Objective:
Make an exact copy of all the entries, with the pictures left out.

--- START Dataset entries ---

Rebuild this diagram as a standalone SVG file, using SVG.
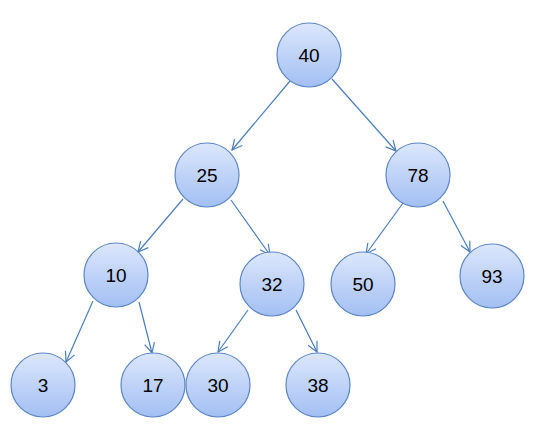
<svg xmlns="http://www.w3.org/2000/svg" width="546" height="448" viewBox="0 0 546 448">
<defs>
<linearGradient id="g" x1="0" y1="0" x2="0" y2="1">
<stop offset="0" stop-color="#dce7fc"/>
<stop offset="1" stop-color="#a3bff3"/>
</linearGradient>
<marker id="a" viewBox="0 0 12 12" refX="11" refY="6" markerWidth="12" markerHeight="12" markerUnits="userSpaceOnUse" orient="auto">
<path d="M1,1 L11,6 L1,11" fill="none" stroke="#4a7ebb" stroke-width="1.2"/>
</marker>
</defs>
<style>
.n circle{fill:url(#g);stroke:#5d87c4;stroke-width:1.2}
.n text{font-family:"Liberation Sans",Arial,sans-serif;font-size:19px;fill:#000;text-anchor:middle;dominant-baseline:central}
#edges line{stroke:#4a7ebb;stroke-width:1.2;marker-end:url(#a)}
</style>
<rect width="546" height="448" fill="#fff"/>
<g id="edges">
<line x1="290" y1="81" x2="232" y2="150"/>
<line x1="332" y1="79" x2="396" y2="151"/>
<line x1="183" y1="199" x2="138" y2="252"/>
<line x1="231" y1="200" x2="270" y2="255"/>
<line x1="403" y1="203" x2="366" y2="254"/>
<line x1="443" y1="201" x2="470" y2="252"/>
<line x1="93" y1="301" x2="66" y2="362"/>
<line x1="139" y1="302" x2="152" y2="353"/>
<line x1="248" y1="310" x2="218" y2="352"/>
<line x1="296" y1="310" x2="317" y2="352"/>
</g>
<g id="n40" class="n"><circle cx="309" cy="55" r="32"/><text x="309" y="55">40</text></g>
<g id="n25" class="n"><circle cx="207" cy="175" r="32"/><text x="207" y="175">25</text></g>
<g id="n78" class="n"><circle cx="418" cy="175" r="32"/><text x="418" y="175">78</text></g>
<g id="n10" class="n"><circle cx="116" cy="275" r="32"/><text x="116" y="275">10</text></g>
<g id="n32" class="n"><circle cx="272" cy="284" r="32"/><text x="272" y="284">32</text></g>
<g id="n50" class="n"><circle cx="363" cy="284" r="32"/><text x="363" y="284">50</text></g>
<g id="n93" class="n"><circle cx="492" cy="276" r="32"/><text x="492" y="276">93</text></g>
<g id="n3" class="n"><circle cx="43" cy="385" r="32"/><text x="43" y="385">3</text></g>
<g id="n17" class="n"><circle cx="153" cy="385" r="32"/><text x="153" y="385">17</text></g>
<g id="n30" class="n"><circle cx="218" cy="385" r="32"/><text x="218" y="385">30</text></g>
<g id="n38" class="n"><circle cx="318" cy="385" r="32"/><text x="318" y="385">38</text></g>
</svg>
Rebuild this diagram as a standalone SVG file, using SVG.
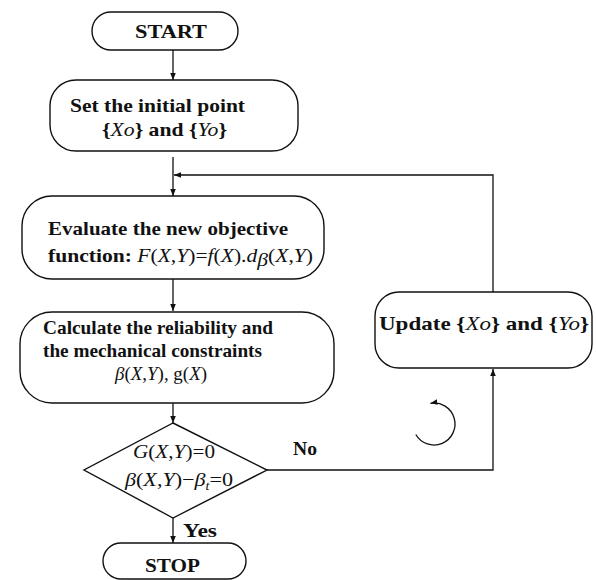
<svg xmlns="http://www.w3.org/2000/svg" width="596" height="580" viewBox="0 0 596 580">
<style>
.box{fill:#fff;stroke:#111;stroke-width:1.4}
.ln{fill:none;stroke:#111;stroke-width:1.3}
.t{font-family:"Liberation Serif","Times New Roman",serif;font-weight:bold;font-size:19px;fill:#111}
.m{font-family:"Liberation Serif","Times New Roman",serif;font-style:italic;font-weight:normal;font-size:19px;fill:#111}
.r{font-style:normal}
</style>
<defs>
<marker id="ah" viewBox="0 0 10 10" refX="10" refY="5" markerWidth="7" markerHeight="7" orient="auto" markerUnits="userSpaceOnUse">
<path d="M0,1 L10,5 L0,9 Z" fill="#111"/>
</marker>
</defs>
<rect width="596" height="580" fill="#fff"/>
<g id="connectors">
<line class="ln" x1="173" y1="50" x2="173" y2="80" marker-end="url(#ah)"/>
<line class="ln" x1="173" y1="157" x2="173" y2="196" marker-end="url(#ah)"/>
<polyline class="ln" points="493,292 493,175 174,175" marker-end="url(#ah)"/>
<line class="ln" x1="173" y1="279" x2="173" y2="311" marker-end="url(#ah)"/>
<line class="ln" x1="173" y1="403" x2="173" y2="423" marker-end="url(#ah)"/>
<line class="ln" x1="173" y1="518" x2="173" y2="543" marker-end="url(#ah)"/>
<polyline class="ln" points="267,470 493,470 493,369" marker-end="url(#ah)"/>
<path class="ln" d="M415.8,434.5 A21,21 0 1 0 430.4,403.3" marker-end="url(#ah)"/>
<text class="t" x="293" y="455" textLength="24" lengthAdjust="spacingAndGlyphs">No</text>
<text class="t" x="183" y="537" textLength="34" lengthAdjust="spacingAndGlyphs">Yes</text>
</g>
<g id="start">
<rect class="box" x="92" y="12" width="146" height="38" rx="19"/>
<text class="t" x="135" y="38" font-size="20" textLength="72" lengthAdjust="spacingAndGlyphs">START</text>
</g>
<g id="init">
<rect class="box" x="50" y="80" width="248" height="71" rx="26"/>
<text class="t" x="70" y="112" textLength="175" lengthAdjust="spacingAndGlyphs">Set the initial point</text>
<text class="t" x="102" y="136" textLength="125" lengthAdjust="spacingAndGlyphs">{<tspan class="m">Xo</tspan>} and {<tspan class="m">Yo</tspan>}</text>
</g>
<g id="evaluate">
<rect class="box" x="22" y="196" width="302" height="83" rx="30"/>
<text class="t" x="48" y="235" textLength="240" lengthAdjust="spacingAndGlyphs">Evaluate the new objective</text>
<text class="t" x="48" y="262" textLength="265" lengthAdjust="spacingAndGlyphs">function:  <tspan class="m">F</tspan><tspan class="m r">(</tspan><tspan class="m">X</tspan><tspan class="m r">,</tspan><tspan class="m">Y</tspan><tspan class="m r">)=</tspan><tspan class="m">f</tspan><tspan class="m r">(</tspan><tspan class="m">X</tspan><tspan class="m r">).</tspan><tspan class="m">d</tspan><tspan class="m" font-size="12" dy="4">β</tspan><tspan class="m r" dy="-4">(</tspan><tspan class="m">X</tspan><tspan class="m r">,</tspan><tspan class="m">Y</tspan><tspan class="m r">)</tspan></text>
</g>
<g id="calculate">
<rect class="box" x="20" y="312" width="314" height="91" rx="32"/>
<text class="t" x="43" y="334" textLength="230" lengthAdjust="spacingAndGlyphs">Calculate the reliability and</text>
<text class="t" x="43" y="357" textLength="219" lengthAdjust="spacingAndGlyphs">the mechanical constraints</text>
<text class="m" x="115" y="380" textLength="92" lengthAdjust="spacingAndGlyphs">β<tspan class="r">(</tspan>X<tspan class="r">,</tspan>Y<tspan class="r">), g(</tspan>X<tspan class="r">)</tspan></text>
</g>
<g id="decision">
<polygon class="box" points="173,423 267,470 173,518 84,470"/>
<text class="m" x="133" y="458" textLength="82" lengthAdjust="spacingAndGlyphs">G<tspan class="r">(</tspan>X<tspan class="r">,</tspan>Y<tspan class="r">)=0</tspan></text>
<text class="m" x="125" y="486" textLength="108" lengthAdjust="spacingAndGlyphs">β<tspan class="r">(</tspan>X<tspan class="r">,</tspan>Y<tspan class="r">)−</tspan>β<tspan font-size="12" dy="4">t</tspan><tspan class="r" dy="-4">=0</tspan></text>
</g>
<g id="update">
<rect class="box" x="375" y="292" width="217" height="76" rx="24"/>
<text class="t" x="379" y="330" textLength="210" lengthAdjust="spacingAndGlyphs">Update {<tspan class="m">Xo</tspan>} and {<tspan class="m">Yo</tspan>}</text>
</g>
<g id="stop">
<rect class="box" x="103" y="543" width="143" height="36" rx="18"/>
<text class="t" x="145" y="572" font-size="20" textLength="55" lengthAdjust="spacingAndGlyphs">STOP</text>
</g>
</svg>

--- END Dataset entries ---

Solved problem:
Rebuild this diagram as a standalone SVG file, using SVG.
<svg xmlns="http://www.w3.org/2000/svg" width="546" height="448" viewBox="0 0 546 448">
<defs>
<linearGradient id="g" x1="0" y1="0" x2="0" y2="1">
<stop offset="0" stop-color="#dce7fc"/>
<stop offset="1" stop-color="#a3bff3"/>
</linearGradient>
<marker id="a" viewBox="0 0 12 12" refX="11" refY="6" markerWidth="12" markerHeight="12" markerUnits="userSpaceOnUse" orient="auto">
<path d="M1,1 L11,6 L1,11" fill="none" stroke="#4a7ebb" stroke-width="1.2"/>
</marker>
</defs>
<style>
.n circle{fill:url(#g);stroke:#5d87c4;stroke-width:1.2}
.n text{font-family:"Liberation Sans",Arial,sans-serif;font-size:19px;fill:#000;text-anchor:middle;dominant-baseline:central}
#edges line{stroke:#4a7ebb;stroke-width:1.2;marker-end:url(#a)}
</style>
<rect width="546" height="448" fill="#fff"/>
<g id="edges">
<line x1="290" y1="81" x2="232" y2="150"/>
<line x1="332" y1="79" x2="396" y2="151"/>
<line x1="183" y1="199" x2="138" y2="252"/>
<line x1="231" y1="200" x2="270" y2="255"/>
<line x1="403" y1="203" x2="366" y2="254"/>
<line x1="443" y1="201" x2="470" y2="252"/>
<line x1="93" y1="301" x2="66" y2="362"/>
<line x1="139" y1="302" x2="152" y2="353"/>
<line x1="248" y1="310" x2="218" y2="352"/>
<line x1="296" y1="310" x2="317" y2="352"/>
</g>
<g id="n40" class="n"><circle cx="309" cy="55" r="32"/><text x="309" y="55">40</text></g>
<g id="n25" class="n"><circle cx="207" cy="175" r="32"/><text x="207" y="175">25</text></g>
<g id="n78" class="n"><circle cx="418" cy="175" r="32"/><text x="418" y="175">78</text></g>
<g id="n10" class="n"><circle cx="116" cy="275" r="32"/><text x="116" y="275">10</text></g>
<g id="n32" class="n"><circle cx="272" cy="284" r="32"/><text x="272" y="284">32</text></g>
<g id="n50" class="n"><circle cx="363" cy="284" r="32"/><text x="363" y="284">50</text></g>
<g id="n93" class="n"><circle cx="492" cy="276" r="32"/><text x="492" y="276">93</text></g>
<g id="n3" class="n"><circle cx="43" cy="385" r="32"/><text x="43" y="385">3</text></g>
<g id="n17" class="n"><circle cx="153" cy="385" r="32"/><text x="153" y="385">17</text></g>
<g id="n30" class="n"><circle cx="218" cy="385" r="32"/><text x="218" y="385">30</text></g>
<g id="n38" class="n"><circle cx="318" cy="385" r="32"/><text x="318" y="385">38</text></g>
</svg>
Rebuild this diagram as a standalone SVG file, using SVG.
<svg xmlns="http://www.w3.org/2000/svg" width="596" height="580" viewBox="0 0 596 580">
<style>
.box{fill:#fff;stroke:#111;stroke-width:1.4}
.ln{fill:none;stroke:#111;stroke-width:1.3}
.t{font-family:"Liberation Serif","Times New Roman",serif;font-weight:bold;font-size:19px;fill:#111}
.m{font-family:"Liberation Serif","Times New Roman",serif;font-style:italic;font-weight:normal;font-size:19px;fill:#111}
.r{font-style:normal}
</style>
<defs>
<marker id="ah" viewBox="0 0 10 10" refX="10" refY="5" markerWidth="7" markerHeight="7" orient="auto" markerUnits="userSpaceOnUse">
<path d="M0,1 L10,5 L0,9 Z" fill="#111"/>
</marker>
</defs>
<rect width="596" height="580" fill="#fff"/>
<g id="connectors">
<line class="ln" x1="173" y1="50" x2="173" y2="80" marker-end="url(#ah)"/>
<line class="ln" x1="173" y1="157" x2="173" y2="196" marker-end="url(#ah)"/>
<polyline class="ln" points="493,292 493,175 174,175" marker-end="url(#ah)"/>
<line class="ln" x1="173" y1="279" x2="173" y2="311" marker-end="url(#ah)"/>
<line class="ln" x1="173" y1="403" x2="173" y2="423" marker-end="url(#ah)"/>
<line class="ln" x1="173" y1="518" x2="173" y2="543" marker-end="url(#ah)"/>
<polyline class="ln" points="267,470 493,470 493,369" marker-end="url(#ah)"/>
<path class="ln" d="M415.8,434.5 A21,21 0 1 0 430.4,403.3" marker-end="url(#ah)"/>
<text class="t" x="293" y="455" textLength="24" lengthAdjust="spacingAndGlyphs">No</text>
<text class="t" x="183" y="537" textLength="34" lengthAdjust="spacingAndGlyphs">Yes</text>
</g>
<g id="start">
<rect class="box" x="92" y="12" width="146" height="38" rx="19"/>
<text class="t" x="135" y="38" font-size="20" textLength="72" lengthAdjust="spacingAndGlyphs">START</text>
</g>
<g id="init">
<rect class="box" x="50" y="80" width="248" height="71" rx="26"/>
<text class="t" x="70" y="112" textLength="175" lengthAdjust="spacingAndGlyphs">Set the initial point</text>
<text class="t" x="102" y="136" textLength="125" lengthAdjust="spacingAndGlyphs">{<tspan class="m">Xo</tspan>} and {<tspan class="m">Yo</tspan>}</text>
</g>
<g id="evaluate">
<rect class="box" x="22" y="196" width="302" height="83" rx="30"/>
<text class="t" x="48" y="235" textLength="240" lengthAdjust="spacingAndGlyphs">Evaluate the new objective</text>
<text class="t" x="48" y="262" textLength="265" lengthAdjust="spacingAndGlyphs">function:  <tspan class="m">F</tspan><tspan class="m r">(</tspan><tspan class="m">X</tspan><tspan class="m r">,</tspan><tspan class="m">Y</tspan><tspan class="m r">)=</tspan><tspan class="m">f</tspan><tspan class="m r">(</tspan><tspan class="m">X</tspan><tspan class="m r">).</tspan><tspan class="m">d</tspan><tspan class="m" font-size="12" dy="4">β</tspan><tspan class="m r" dy="-4">(</tspan><tspan class="m">X</tspan><tspan class="m r">,</tspan><tspan class="m">Y</tspan><tspan class="m r">)</tspan></text>
</g>
<g id="calculate">
<rect class="box" x="20" y="312" width="314" height="91" rx="32"/>
<text class="t" x="43" y="334" textLength="230" lengthAdjust="spacingAndGlyphs">Calculate the reliability and</text>
<text class="t" x="43" y="357" textLength="219" lengthAdjust="spacingAndGlyphs">the mechanical constraints</text>
<text class="m" x="115" y="380" textLength="92" lengthAdjust="spacingAndGlyphs">β<tspan class="r">(</tspan>X<tspan class="r">,</tspan>Y<tspan class="r">), g(</tspan>X<tspan class="r">)</tspan></text>
</g>
<g id="decision">
<polygon class="box" points="173,423 267,470 173,518 84,470"/>
<text class="m" x="133" y="458" textLength="82" lengthAdjust="spacingAndGlyphs">G<tspan class="r">(</tspan>X<tspan class="r">,</tspan>Y<tspan class="r">)=0</tspan></text>
<text class="m" x="125" y="486" textLength="108" lengthAdjust="spacingAndGlyphs">β<tspan class="r">(</tspan>X<tspan class="r">,</tspan>Y<tspan class="r">)−</tspan>β<tspan font-size="12" dy="4">t</tspan><tspan class="r" dy="-4">=0</tspan></text>
</g>
<g id="update">
<rect class="box" x="375" y="292" width="217" height="76" rx="24"/>
<text class="t" x="379" y="330" textLength="210" lengthAdjust="spacingAndGlyphs">Update {<tspan class="m">Xo</tspan>} and {<tspan class="m">Yo</tspan>}</text>
</g>
<g id="stop">
<rect class="box" x="103" y="543" width="143" height="36" rx="18"/>
<text class="t" x="145" y="572" font-size="20" textLength="55" lengthAdjust="spacingAndGlyphs">STOP</text>
</g>
</svg>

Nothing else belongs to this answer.